As US President Donald Trump is in the last stage of announcing his move on the Iran nuclear accord – which in his opinion from the beginning was a bad deal giving a free hand to the Khamanei regime to spread terror in the region – Tehran is putting all their hopes on another counter strategy which they feel will help them overcome the stranglehold of any American sanctions this time.
According to Financial Times, the indirect ‘defiant message’ was obvious when Iran’s deputy oil minister Alireza Sadeghabadi made a visit this month to the Gulf Star refinery in Bandar Abbas , Islamic republic’s largest such facility. “We will face no problems in supplying petrol both in terms of quantity and quality,” he said during his visit.
“We do not need to import any [essential] equipment and material to complete the refinery and produce petrol,” he added.
But little does the regime in Tehran realize, according to experts, that despite the progress made in the sector since sanctions were lifted in 2016, it would be the energy industry that will be worst hit when sanctions are reimposed this time.
“We do not need to import any [essential] equipment and material to complete the refinery and produce petrol.”
Other modernization programs which have not moved forward will not be able to make any headway.
It may be recalled that Iran began constructing the Bandar Abbas refinery in southern Iran in 2006 during the hardline of Mahmoud Ahmadi-Nejad’s presidency. Because of the hostile environment Iran could not import the required equipment to complete the refinery.
Following the 2015 nuclear accord under president Hassan Rouhani Iran prioritized ‘fuel independence’, with
the first phase of the facility inaugurated in 2017. After a massive investment of €4 billion the refinery is now producing 16million liters of petrol per day, which is due to increase to 22 million liters over the next few weeks.
During the period of sanctions, Iran could not by petrol from commodity trading houses, including Vitol, Trafigura and Glencore. The government was forced to depend on its own petrochemical plants which produce low-quality fuel. Smog-filled cities and damaged car engines were the end result.
At present, the situation has reversed and quality fuel is abundant locally and the increased crude output of nearly 4m b/d enables local refining as well as helped boost exports which have more than doubled to about 2.6m b/d.
But Tehran will find all these gains difficult to hold on to and sustain if President Trump brings in new sanctions when he announce his policy on the nuclear deal on May 12.
As Oil minister Bijan Namdar Zanganeh admitted in parliament, Iran “must co-operate with foreigners because we need both capital and technology. The [financial] resources are not good and we are facing serious problems,” he said.
Zanganeh said Tehran needed $200 billion of foreign and domestic investment to achieve its goals of increasing production to 4.8m b/d by 2021.

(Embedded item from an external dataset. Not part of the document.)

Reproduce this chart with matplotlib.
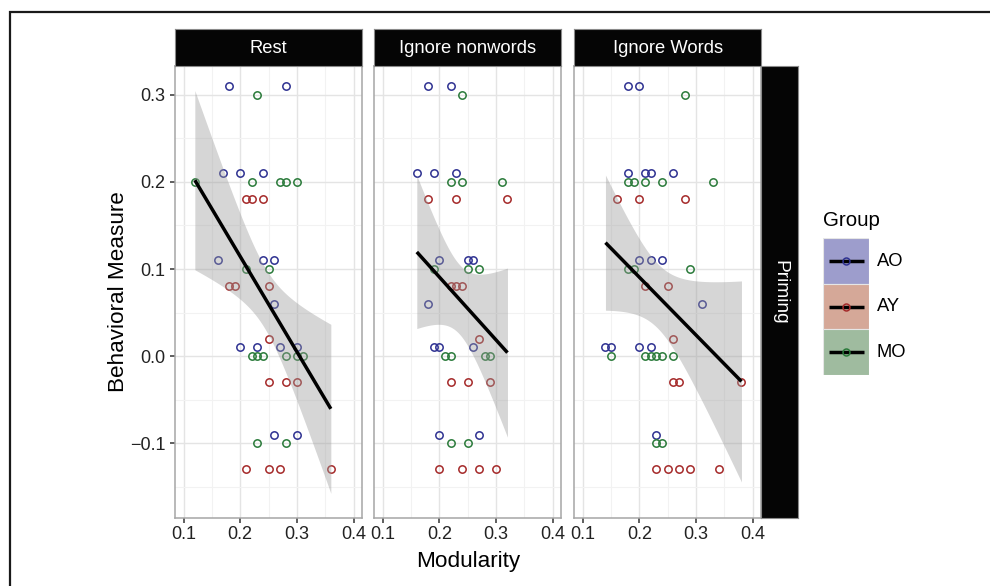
import numpy as np
import matplotlib
matplotlib.use('Agg')
import matplotlib.pyplot as plt
from matplotlib.patches import Rectangle

plt.rcParams['font.family'] = ['Liberation Sans', 'DejaVu Sans']

panels = ['Rest', 'Ignore nonwords', 'Ignore Words']
groups = ['AO', 'AY', 'MO']
colors = {'AO': '#2e3191', 'AY': '#a52a2a', 'MO': '#2a7a3a'}
key_fill = {'AO': '#9d9dcc', 'AY': '#d5a898', 'MO': '#9fbb9f'}

# Rest
rest_ao_x = [0.18, 0.28, 0.17, 0.20, 0.24, 0.16, 0.24, 0.26, 0.26, 0.20, 0.23, 0.27, 0.30, 0.26, 0.30]
rest_ao_y = [0.31, 0.31, 0.21, 0.21, 0.21, 0.11, 0.11, 0.11, 0.06, 0.01, 0.01, 0.01, 0.01, -0.09, -0.09]
rest_ay_x = [0.21, 0.22, 0.24, 0.18, 0.19, 0.25, 0.25, 0.25, 0.28, 0.30, 0.21, 0.25, 0.27, 0.36]
rest_ay_y = [0.18, 0.18, 0.18, 0.08, 0.08, 0.08, 0.02, -0.03, -0.03, -0.03, -0.13, -0.13, -0.13, -0.13]
rest_mo_x = [0.23, 0.12, 0.22, 0.27, 0.28, 0.30, 0.21, 0.25, 0.22, 0.23, 0.24, 0.28, 0.30, 0.31, 0.23, 0.28]
rest_mo_y = [0.30, 0.20, 0.20, 0.20, 0.20, 0.20, 0.10, 0.10, 0.0, 0.0, 0.0, 0.0, 0.0, 0.0, -0.10, -0.10]

# Ignore nonwords
nonw_ao_x = [0.18, 0.22, 0.16, 0.19, 0.23, 0.20, 0.25, 0.26, 0.18, 0.19, 0.20, 0.26, 0.20, 0.27]
nonw_ao_y = [0.31, 0.31, 0.21, 0.21, 0.21, 0.11, 0.11, 0.11, 0.06, 0.01, 0.01, 0.01, -0.09, -0.09]
nonw_ay_x = [0.18, 0.23, 0.32, 0.22, 0.23, 0.24, 0.27, 0.22, 0.25, 0.29, 0.20, 0.24, 0.27, 0.30]
nonw_ay_y = [0.18, 0.18, 0.18, 0.08, 0.08, 0.08, 0.02, -0.03, -0.03, -0.03, -0.13, -0.13, -0.13, -0.13]
nonw_mo_x = [0.24, 0.22, 0.24, 0.31, 0.19, 0.25, 0.27, 0.21, 0.22, 0.28, 0.29, 0.22, 0.25]
nonw_mo_y = [0.30, 0.20, 0.20, 0.20, 0.10, 0.10, 0.10, 0.0, 0.0, 0.0, 0.0, -0.10, -0.10]

# Ignore Words
word_ao_x = [0.18, 0.20, 0.18, 0.21, 0.22, 0.26, 0.20, 0.22, 0.24, 0.31, 0.14, 0.15, 0.20, 0.22, 0.23]
word_ao_y = [0.31, 0.31, 0.21, 0.21, 0.21, 0.21, 0.11, 0.11, 0.11, 0.06, 0.01, 0.01, 0.01, 0.01, -0.09]
word_ay_x = [0.16, 0.20, 0.28, 0.21, 0.25, 0.26, 0.26, 0.27, 0.38, 0.23, 0.25, 0.27, 0.29, 0.34]
word_ay_y = [0.18, 0.18, 0.18, 0.08, 0.08, 0.02, -0.03, -0.03, -0.03, -0.13, -0.13, -0.13, -0.13, -0.13]
word_mo_x = [0.28, 0.18, 0.19, 0.21, 0.24, 0.33, 0.18, 0.19, 0.29, 0.15, 0.21, 0.22, 0.23, 0.24, 0.26, 0.23, 0.24]
word_mo_y = [0.30, 0.20, 0.20, 0.20, 0.20, 0.20, 0.10, 0.10, 0.10, 0.0, 0.0, 0.0, 0.0, 0.0, 0.0, -0.10, -0.10]

data = [
    [(rest_ao_x, rest_ao_y), (rest_ay_x, rest_ay_y), (rest_mo_x, rest_mo_y)],
    [(nonw_ao_x, nonw_ao_y), (nonw_ay_x, nonw_ay_y), (nonw_mo_x, nonw_mo_y)],
    [(word_ao_x, word_ao_y), (word_ay_x, word_ay_y), (word_mo_x, word_mo_y)],
]

x_ticks = [0.1, 0.2, 0.3, 0.4]
y_ticks = [-0.1, 0.0, 0.1, 0.2, 0.3]


def t_quant(df):
    # 97.5% quantile of t, Cornish-Fisher expansion
    z = 1.959964
    return (z + (z**3 + z) / (4 * df) + (5 * z**5 + 16 * z**3 + 3 * z) / (96 * df**2)
            + (3 * z**7 + 19 * z**5 + 17 * z**3 - 15 * z) / (384 * df**3))


def lm_band(x, y):
    x = np.asarray(x); y = np.asarray(y)
    n = len(x)
    b, a = np.polyfit(x, y, 1)
    res = y - (a + b * x)
    s = np.sqrt(np.sum(res**2) / (n - 2))
    xm = x.mean(); sxx = np.sum((x - xm)**2)
    xs = np.linspace(x.min(), x.max(), 80)
    fit = a + b * xs
    se = s * np.sqrt(1.0 / n + (xs - xm)**2 / sxx)
    t = t_quant(n - 2)
    return xs, fit, fit - t * se, fit + t * se


def fmt(v):
    return ('%.1f' % v).replace('-', '\u2212')


W, H = 990, 586
fig = plt.figure(figsize=(W / 100, H / 100), dpi=100)

def fx(px):
    return px / W

def fy(py):
    return 1 - py / H

# outer frame (cropped on right and bottom)
fig.patches.append(Rectangle((fx(10), -0.1), 2, fy(12) + 0.1, transform=fig.transFigure,
                             fill=False, ec='#1a1a1a', lw=1.6))

lefts = [175, 374.3, 574.3]
pw = 187
top, bot = 66, 518.3

for i, name in enumerate(panels):
    ax = fig.add_axes([fx(lefts[i]), fy(bot), fx(pw), (bot - top) / H])
    allx, ally = [], []
    for g, (xs, ys) in zip(groups, data[i]):
        ax.plot(xs, ys, 'o', ms=5.3, mfc='none', mec=colors[g], mew=1.1, zorder=3)
        allx += xs; ally += ys
    xs, fit, lo, hi = lm_band(allx, ally)
    ax.fill_between(xs, lo, hi, color='#999999', alpha=0.4, lw=0, zorder=4)
    ax.plot(xs, fit, color='black', lw=2.5, zorder=5, solid_capstyle='butt')

    ax.set_xlim(0.085, 0.415)
    ax.set_ylim(-0.186, 0.333)
    ax.set_xticks(x_ticks)
    ax.set_xticklabels([fmt(v) for v in x_ticks])
    ax.set_xticks([0.15, 0.25, 0.35], minor=True)
    ax.set_yticks(y_ticks)
    ax.set_yticklabels([fmt(v) for v in y_ticks])
    ax.set_yticks([-0.15, -0.05, 0.05, 0.15, 0.25], minor=True)
    ax.grid(which='major', color='#e4e4e4', lw=1.0, zorder=0)
    ax.grid(which='minor', color='#f2f2f2', lw=0.8, zorder=0)
    ax.set_axisbelow(True)
    ax.tick_params(which='minor', length=0)
    ax.tick_params(which='major', length=3.6, width=1.1, color='#333333',
                   labelsize=13, labelcolor='#222222', pad=2.2)
    if i > 0:
        ax.tick_params(axis='y', left=False, labelleft=False)
    else:
        ax.tick_params(axis='y', pad=3.2)
    for sp in ax.spines.values():
        sp.set_color('#a6a6a6'); sp.set_linewidth(1.1)

    # strip on top
    st = fig.add_axes([fx(lefts[i]), fy(65.5), fx(pw), (65.5 - 29.3) / H])
    st.set_facecolor('#050505')
    st.set_xticks([]); st.set_yticks([])
    for sp in st.spines.values():
        sp.set_color('#8a8a8a'); sp.set_linewidth(0.8)
    st.text(0.5, 0.47, name, color='white', fontsize=13.2, ha='center', va='center',
            transform=st.transAxes)

# right strip
rs = fig.add_axes([fx(761.3), fy(bot), fx(37), (bot - top) / H])
rs.set_facecolor('#050505')
rs.set_xticks([]); rs.set_yticks([])
for sp in rs.spines.values():
    sp.set_color('#8a8a8a'); sp.set_linewidth(0.8)
rs.text(0.5, 0.5, 'Priming', color='white', fontsize=13.8, rotation=270,
        ha='center', va='center', transform=rs.transAxes)

fig.text(fx(468), fy(562), 'Modularity', fontsize=16.2, ha='center', va='center')
fig.text(fx(118), fy(292), 'Behavioral Measure', fontsize=16.2, rotation=90,
         ha='center', va='center')

# legend
lg = fig.add_axes([fx(823.3), fy(375), fx(46), (375 - 238.3) / H])
lg.set_xlim(0, 1); lg.set_ylim(0, 3)
lg.axis('off')
for k, g in enumerate(groups):
    yb = 2 - k
    lg.add_patch(Rectangle((0, yb), 1, 1, fc=key_fill[g], ec='#e6e6e6', lw=0.8))
    lg.plot([0.12, 0.88], [yb + 0.5, yb + 0.5], color='black', lw=2.5, solid_capstyle='butt')
    lg.plot([0.5], [yb + 0.5], 'o', ms=5, mfc='none', mec=colors[g], mew=1.1)
    fig.text(fx(877), fy(238.3 + 45.6 * k + 22.8), g, fontsize=13.2, ha='left', va='center')
fig.text(fx(823), fy(221), 'Group', fontsize=14.8, ha='left', va='center')

fig.savefig('out.png', dpi=100)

Total’s $4.8bn contract to develop part of South Pars, the world’s biggest gasfield, would be jeopardized if sanctions are reimposed. Other European companies are also in a wait and watch mode.
“Within Europe there are enough companies with substantial US interests, that they will co-operate [with sanctions] even if their governments say not to,” said Richard Nephew, an analysts at Columbia University’s Center on Global Energy Policy to FT.
Iranian crude sales to Asia could also be hit as Japan and South Korea will go along with the Trump administration.